In der Dessous-Abteilung
In der Dessous-Abteilung kann skurriles und kurioses passieren. Der Sänger und Liedermacher Reinhard Mey hat sich dazu auch einmal seinen Vers gemacht. Heute möchte ich das mit euch teilen. Vielen Dank, lieber Reinhard Mey.
Als gelernter Kavalier der alten Schule begleit‘
ich meine Frau ins große Warenhaus von Zeit zu Zeit.
Und dann drück ich mich auch nicht vor so heiklen Missionen,
wie dem Stöbern in diversen Dessous-Kollektionen.
Ich folge ihr diskret durch Schlüpfer und durch Mieder
und ich schlag verwirrt errötend die Augen nieder.
In der Dessous-Abteilung, das spürst du beklommen,
wirst du als Mann noch immer nicht so richtig angenommen.
Natürlich bin ich aufgeklärt und schwer emanzipiert
und trotzdem fühlst du dich als Kerl irgendwie deplaziert.

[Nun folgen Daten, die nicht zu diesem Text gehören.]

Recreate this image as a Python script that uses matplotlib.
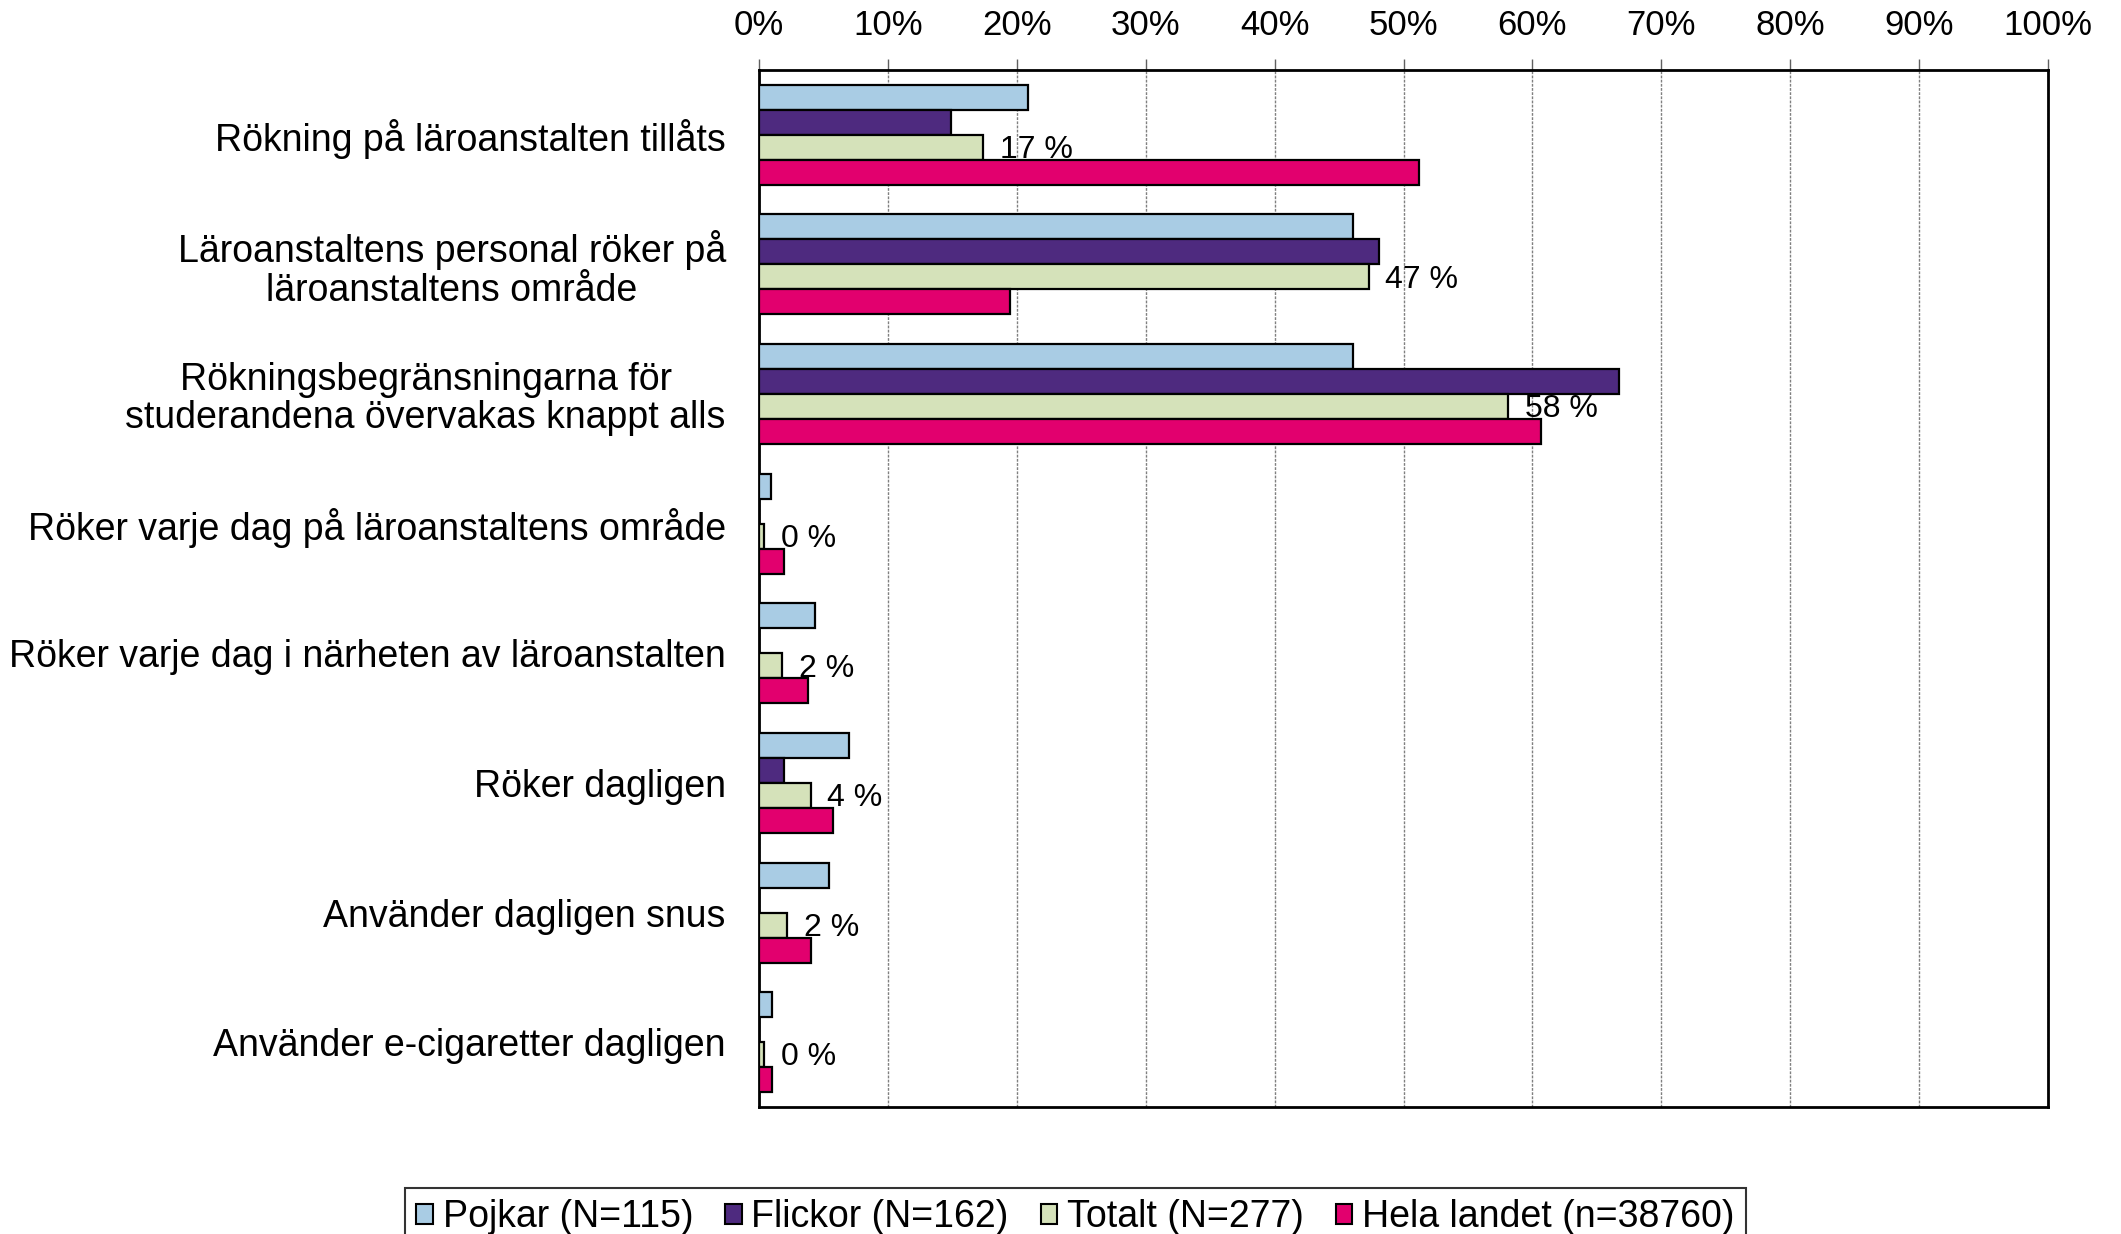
import numpy as np
import matplotlib
matplotlib.use("Agg")
import matplotlib.pyplot as plt
from matplotlib.patches import Patch

plt.rcParams['font.family'] = ['Liberation Sans', 'DejaVu Sans']

# kategorierna (uppifrån och ner)
kategorier = [
    'Rökning på läroanstalten tillåts',
    'Läroanstaltens personal röker på\nläroanstaltens område',
    'Rökningsbegränsningarna för\nstuderandena övervakas knappt alls',
    'Röker varje dag på läroanstaltens område',
    'Röker varje dag i närheten av läroanstalten',
    'Röker dagligen',
    'Använder dagligen snus',
    'Använder e-cigaretter dagligen',
]

# värden i procent
pojkar = [20.9, 46.1, 46.1, 0.9, 4.3, 7.0, 5.4, 1.0]
flickor = [14.9, 48.1, 66.7, 0.0, 0.0, 1.9, 0.0, 0.0]
totalt = [17.4, 47.3, 58.1, 0.4, 1.8, 4.0, 2.2, 0.4]
hela_landet = [51.2, 19.5, 60.7, 1.9, 3.8, 5.7, 4.0, 1.0]

serie_namn = ['Pojkar (N=115)', 'Flickor (N=162)', 'Totalt (N=277)', 'Hela landet (n=38760)']
farger = ['#A9CCE4', '#4E2A7F', '#D5E2BA', '#E2006E']

x_ticks = np.arange(0, 101, 10)
x_etiketter = [f'{v}%' for v in x_ticks]

fig = plt.figure(figsize=(21.21, 12.34), dpi=100)
ax = fig.add_axes([0.3579, 0.1029, 0.6077, 0.8404])

pos = np.arange(len(kategorier))
h = 0.193
serier = [pojkar, flickor, totalt, hela_landet]

# staplarna, fyra per kategori
for i, (varden, farg) in enumerate(zip(serier, farger)):
    y = pos + (i - 1.5) * h
    ax.barh(y, varden, height=h, color=farg, edgecolor='black', linewidth=1.6, zorder=3)

# etiketter bara för totalt-serien
for k, v in enumerate(totalt):
    ax.annotate(f'{v:.0f} %', xy=(v, pos[k] + 0.5 * h), xytext=(12, -2),
                textcoords='offset points', ha='left', va='center', fontsize=23, zorder=4)

ax.set_xlim(0, 100)
ax.set_ylim(len(kategorier) - 0.5, -0.5)

ax.set_xticks(x_ticks)
ax.set_xticklabels(x_etiketter)
ax.xaxis.tick_top()
ax.tick_params(axis='x', direction='out', length=8, width=1, color='#606060',
               labelsize=25, pad=12)

ax.set_yticks(pos)
ax.set_yticklabels(kategorier, fontsize=27, linespacing=1.08, multialignment='center')
ax.tick_params(axis='y', length=0, pad=24)

# streckade rutnätslinjer
ax.grid(axis='x', color='#808080', linestyle=(0, (2, 1)), linewidth=1.0, zorder=0)
ax.set_axisbelow(True)

for s in ax.spines.values():
    s.set_linewidth(2.0)
    s.set_color('black')

# förklaringen längst ner
handtag = [Patch(facecolor=f, edgecolor='black', linewidth=1.5) for f in farger]
leg = fig.legend(handtag, serie_namn, loc='upper center', bbox_to_anchor=(0.507, 1 - 1188 / 1234),
                 ncol=4, fontsize=27, frameon=True, fancybox=False, edgecolor='black',
                 handlelength=0.45, handleheight=0.45, handletextpad=0.25, columnspacing=0.85,
                 borderpad=0.3, borderaxespad=0)
leg.get_frame().set_linewidth(1.5)

fig.savefig('out.png', dpi=100)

Und auch diesmal gerät der Damenunterwäschekauf
für mich als Mitläufer zum reinsten Spießrutenlauf
Zwischen Hüfthaltern und Leibchen und Feinstrumpfhosen
auf langen Plexiglasbeinen in merkwürdigen Posen
zwischen Stützkorsetts auf kopflosen Plastikrümpfen
Sloggys und French Knickers auf gespreizten Körperstümpfen
vorbei am Unterschenkel mit abgetrenntem Schenkel
der einen Tanga trägt, nein eigentlich mehr einen Schnürsenkel
bis zum liegenden Torso, der Glitzerbody bedeckt,
dem Betrachter gleich das Himmelreich entgegenstreckt.
Und mich ergreifen Entsetzen und Mitgefühl zugleich,
das muss ja schrecklich kneifen, da ist doch alles zart und weich.
Und erzähl mir nicht, dass diese winzigen, sauteuren
Strings nicht gewaltig in der Porille scheuern.
Und die Druckknöpfe und Hacken, die an keinem Body fehlen
graben doch tiefe Kerben in die Familienjuwelen.
Und ich denk bei mir, wie locker, luftig, frei und lose
Hat’s mein Südpol in meiner zeltähnlichen Feinripphose.
Und zu welcher Folter ihr euch Frau’n versklaven lasst,
nur weil es einem triebgesteuerten Modemacher passt.
Während ich noch über das Los der Frauen meditier‘,
ist meine plötzlich weg, ich steh‘ allein im Revier.
Jetzt bin ich ganz verlor’n, ich fang nerös an zu zucken,
Mein Blick irrt starr umher, nur wohin soll ich jetzt gucken?
Seh‘ ich zu Boden, zur Decke mit unschuldiger Miene
Oder aus dem Augenwinkel zur Umkleidekabine?
Kuck ich auf die Busen oder besser auf die Zwickel,
Egal wohin, gleich ha’m sie mich als Spanner am Wickel!
Und ich spür , wie sich böse Blicke in meinen Rücken bohr’n,
Was hat der alte, geile Sack in den Dessous verlor’n?
In Panik bahne ich mir meinen Weg durch die Push-ups
Versteck mich hinter Nachthemden, verhedder mich in Straps.
Suche Halt in den BH’s, die schon leer aussehn wie volle,
Ich strauchle – die Situation gerät ganz außer Kontrolle.
Schon tritt ein spitzer Stöckelabsatz mich hinterlistig,
und ein Shirm saust auf mich nieder: „Ey, du Wichser, verpiss dich!“
Also eh ich mich hier von den Furien lynchen lasse
Flücht‘ ich mit erhobenen Händen zu der Frau an der Kasse.
Ich erklär ihr meinen Fall, sie lächelt mütterlich,
Flüstert was ins Telefon und kurz darauf höre ich:
„Der kleine grauhaarige Reinhard hat sich in unserer
Damen-Unterwäsche-Abteilung angefunden.